As someone with multiple bilingual friends where English is not the first language, may I present to you a list of actual incidents I have witnessed:

  • Forgot a word in Spanish, while speaking Spanish to me, but remembered it in English. Became weirdly quiet as they seemed to lose their entire sense of identity.
  • Used a literal translation of a Russian idiomatic expression while speaking English. He actually does this quite regularly, because he somehow genuinely forgets which idioms belong to which language. It usually takes a minute of everyone staring at him in confused silence before he says “….Ah….. that must be a Russian one then….”
  • Had to count backwards for something. Could not count backwards in English. Counted backwards in French under her breath until she got to the number she needed, and then translated it into English.
  • Meant to inform her (French) parents that bread in America is baked with a lot of preservatives.
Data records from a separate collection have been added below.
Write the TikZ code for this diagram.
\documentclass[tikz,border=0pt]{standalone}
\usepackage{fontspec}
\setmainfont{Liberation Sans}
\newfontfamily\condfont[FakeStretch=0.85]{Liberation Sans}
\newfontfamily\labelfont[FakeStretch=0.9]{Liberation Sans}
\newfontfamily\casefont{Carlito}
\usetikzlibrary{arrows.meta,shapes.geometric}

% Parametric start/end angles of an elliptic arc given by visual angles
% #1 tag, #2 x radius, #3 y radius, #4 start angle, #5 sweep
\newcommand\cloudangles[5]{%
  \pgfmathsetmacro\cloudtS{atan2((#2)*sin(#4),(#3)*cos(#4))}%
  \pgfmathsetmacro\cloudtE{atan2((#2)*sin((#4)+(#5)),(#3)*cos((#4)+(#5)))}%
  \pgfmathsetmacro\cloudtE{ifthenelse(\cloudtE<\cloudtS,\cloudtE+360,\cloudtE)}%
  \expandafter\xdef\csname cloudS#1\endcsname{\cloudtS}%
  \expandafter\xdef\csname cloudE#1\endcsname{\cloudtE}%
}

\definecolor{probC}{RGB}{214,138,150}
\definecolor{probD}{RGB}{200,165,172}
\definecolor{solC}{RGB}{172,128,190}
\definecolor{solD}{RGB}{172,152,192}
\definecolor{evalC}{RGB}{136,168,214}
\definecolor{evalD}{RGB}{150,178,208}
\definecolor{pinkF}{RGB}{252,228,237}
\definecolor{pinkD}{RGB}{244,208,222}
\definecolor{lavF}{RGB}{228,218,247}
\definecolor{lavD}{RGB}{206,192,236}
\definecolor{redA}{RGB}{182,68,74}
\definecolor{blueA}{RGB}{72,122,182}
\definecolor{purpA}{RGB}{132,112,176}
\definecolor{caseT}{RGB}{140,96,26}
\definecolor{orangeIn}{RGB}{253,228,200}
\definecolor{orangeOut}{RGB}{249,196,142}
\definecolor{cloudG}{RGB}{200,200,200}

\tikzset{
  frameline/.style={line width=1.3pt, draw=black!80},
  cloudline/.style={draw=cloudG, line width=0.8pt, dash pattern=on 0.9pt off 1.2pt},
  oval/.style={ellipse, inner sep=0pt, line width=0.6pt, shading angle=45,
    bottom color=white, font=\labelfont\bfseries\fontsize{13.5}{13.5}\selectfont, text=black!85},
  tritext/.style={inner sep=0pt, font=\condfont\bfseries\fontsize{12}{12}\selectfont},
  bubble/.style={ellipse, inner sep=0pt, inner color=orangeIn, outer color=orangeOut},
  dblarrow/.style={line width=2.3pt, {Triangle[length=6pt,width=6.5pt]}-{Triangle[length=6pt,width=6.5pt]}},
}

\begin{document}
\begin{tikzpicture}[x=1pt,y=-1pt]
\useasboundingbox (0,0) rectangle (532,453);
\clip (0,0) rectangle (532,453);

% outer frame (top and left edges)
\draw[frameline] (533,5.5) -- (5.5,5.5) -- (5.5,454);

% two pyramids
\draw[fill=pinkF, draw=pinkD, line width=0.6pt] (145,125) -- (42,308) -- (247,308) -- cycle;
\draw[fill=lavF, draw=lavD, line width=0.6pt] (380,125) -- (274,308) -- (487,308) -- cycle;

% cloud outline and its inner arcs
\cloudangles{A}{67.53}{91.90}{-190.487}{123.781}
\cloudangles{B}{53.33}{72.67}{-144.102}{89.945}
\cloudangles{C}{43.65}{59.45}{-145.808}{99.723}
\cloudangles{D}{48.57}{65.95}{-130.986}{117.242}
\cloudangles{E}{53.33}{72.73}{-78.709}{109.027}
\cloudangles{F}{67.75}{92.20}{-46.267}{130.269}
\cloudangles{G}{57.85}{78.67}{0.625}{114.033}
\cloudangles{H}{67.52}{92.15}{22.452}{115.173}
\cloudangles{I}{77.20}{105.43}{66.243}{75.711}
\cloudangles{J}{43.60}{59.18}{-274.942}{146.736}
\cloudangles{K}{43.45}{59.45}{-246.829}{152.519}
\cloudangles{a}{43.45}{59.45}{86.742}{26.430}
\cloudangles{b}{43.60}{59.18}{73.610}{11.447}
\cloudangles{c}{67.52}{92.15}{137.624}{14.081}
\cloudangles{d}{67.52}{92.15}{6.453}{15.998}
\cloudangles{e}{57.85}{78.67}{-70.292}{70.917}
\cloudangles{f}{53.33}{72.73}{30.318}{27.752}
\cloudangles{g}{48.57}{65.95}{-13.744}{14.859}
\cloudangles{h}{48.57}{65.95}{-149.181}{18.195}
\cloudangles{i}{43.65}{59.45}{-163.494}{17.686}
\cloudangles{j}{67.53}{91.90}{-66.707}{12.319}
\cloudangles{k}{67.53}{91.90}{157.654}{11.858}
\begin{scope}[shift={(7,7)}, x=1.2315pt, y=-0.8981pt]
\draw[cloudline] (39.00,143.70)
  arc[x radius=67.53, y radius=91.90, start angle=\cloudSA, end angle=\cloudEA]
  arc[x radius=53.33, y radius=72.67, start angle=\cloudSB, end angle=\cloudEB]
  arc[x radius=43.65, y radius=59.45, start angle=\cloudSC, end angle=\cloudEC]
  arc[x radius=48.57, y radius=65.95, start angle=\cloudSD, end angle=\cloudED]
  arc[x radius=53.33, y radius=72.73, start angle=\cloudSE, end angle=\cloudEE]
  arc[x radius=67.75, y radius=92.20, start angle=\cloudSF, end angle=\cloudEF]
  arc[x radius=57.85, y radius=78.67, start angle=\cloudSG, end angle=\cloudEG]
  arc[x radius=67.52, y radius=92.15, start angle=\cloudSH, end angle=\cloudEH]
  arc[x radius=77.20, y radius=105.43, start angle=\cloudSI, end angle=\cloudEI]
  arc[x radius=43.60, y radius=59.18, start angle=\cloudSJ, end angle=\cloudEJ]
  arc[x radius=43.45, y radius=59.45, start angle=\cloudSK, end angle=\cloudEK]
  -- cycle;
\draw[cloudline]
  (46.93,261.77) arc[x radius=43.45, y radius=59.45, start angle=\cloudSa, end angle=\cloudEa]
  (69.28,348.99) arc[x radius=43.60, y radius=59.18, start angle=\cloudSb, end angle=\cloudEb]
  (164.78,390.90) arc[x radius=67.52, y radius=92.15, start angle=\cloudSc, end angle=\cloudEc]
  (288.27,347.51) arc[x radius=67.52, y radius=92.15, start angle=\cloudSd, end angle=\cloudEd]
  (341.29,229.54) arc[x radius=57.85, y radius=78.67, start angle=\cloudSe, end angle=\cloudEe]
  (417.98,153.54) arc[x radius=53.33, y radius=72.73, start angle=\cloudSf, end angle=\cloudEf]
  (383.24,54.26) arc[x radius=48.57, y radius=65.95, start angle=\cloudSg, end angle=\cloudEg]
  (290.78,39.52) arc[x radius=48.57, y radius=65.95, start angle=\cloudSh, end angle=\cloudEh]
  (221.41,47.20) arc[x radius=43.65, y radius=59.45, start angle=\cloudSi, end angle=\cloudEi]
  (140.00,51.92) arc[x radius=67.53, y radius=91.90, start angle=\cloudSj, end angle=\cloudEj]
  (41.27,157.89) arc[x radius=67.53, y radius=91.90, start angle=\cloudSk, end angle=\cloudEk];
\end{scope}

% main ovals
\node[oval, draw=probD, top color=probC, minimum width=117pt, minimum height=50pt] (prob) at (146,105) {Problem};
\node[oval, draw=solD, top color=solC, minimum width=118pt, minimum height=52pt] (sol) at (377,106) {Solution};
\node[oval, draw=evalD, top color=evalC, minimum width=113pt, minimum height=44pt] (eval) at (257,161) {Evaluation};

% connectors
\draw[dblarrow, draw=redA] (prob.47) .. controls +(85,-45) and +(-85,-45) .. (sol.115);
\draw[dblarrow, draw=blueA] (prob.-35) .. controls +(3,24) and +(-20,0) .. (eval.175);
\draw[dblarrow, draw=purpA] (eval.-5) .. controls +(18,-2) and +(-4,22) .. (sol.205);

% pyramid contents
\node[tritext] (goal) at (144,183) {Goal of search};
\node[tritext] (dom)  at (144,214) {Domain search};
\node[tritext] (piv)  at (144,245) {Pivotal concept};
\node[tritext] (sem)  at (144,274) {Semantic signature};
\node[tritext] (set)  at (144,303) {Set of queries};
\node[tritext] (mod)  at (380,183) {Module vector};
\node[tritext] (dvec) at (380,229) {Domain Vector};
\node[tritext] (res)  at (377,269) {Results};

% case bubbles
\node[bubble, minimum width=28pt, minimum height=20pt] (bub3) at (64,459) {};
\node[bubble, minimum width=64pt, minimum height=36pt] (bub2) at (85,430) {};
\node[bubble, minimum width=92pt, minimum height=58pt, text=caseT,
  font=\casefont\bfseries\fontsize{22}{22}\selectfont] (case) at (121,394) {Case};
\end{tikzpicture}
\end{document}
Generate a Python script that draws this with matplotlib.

Her brain was still halfway in English Mode so she used the word “préservatifes.” Ended up shocking her parents with the knowledge that apparently, bread in America is full of condoms.
  • Defined a slang term for me……. with another slang term. In the same language. Which I do not speak.
  • Was talking to both me and his mother in English when his mother had to revert to Russian to ask him a question about a word. He said “I don’t know” and turned to me and asked “Is there an English equivalent for Нумизматический?” and it took him a solid minute to realize there was no way I would be able to answer that. Meanwhile his mom quietly chuckled behind his back.
  • Said an expression in English but with Spanish grammar, which turned “How stressful!” into “What stressing!”

Bilingual characters are great but if you’re going to use a linguistic blunder, you have to really understand what they actually blunder over. And it’s usually 10x funnier than “Ooops it’s hard to switch back.”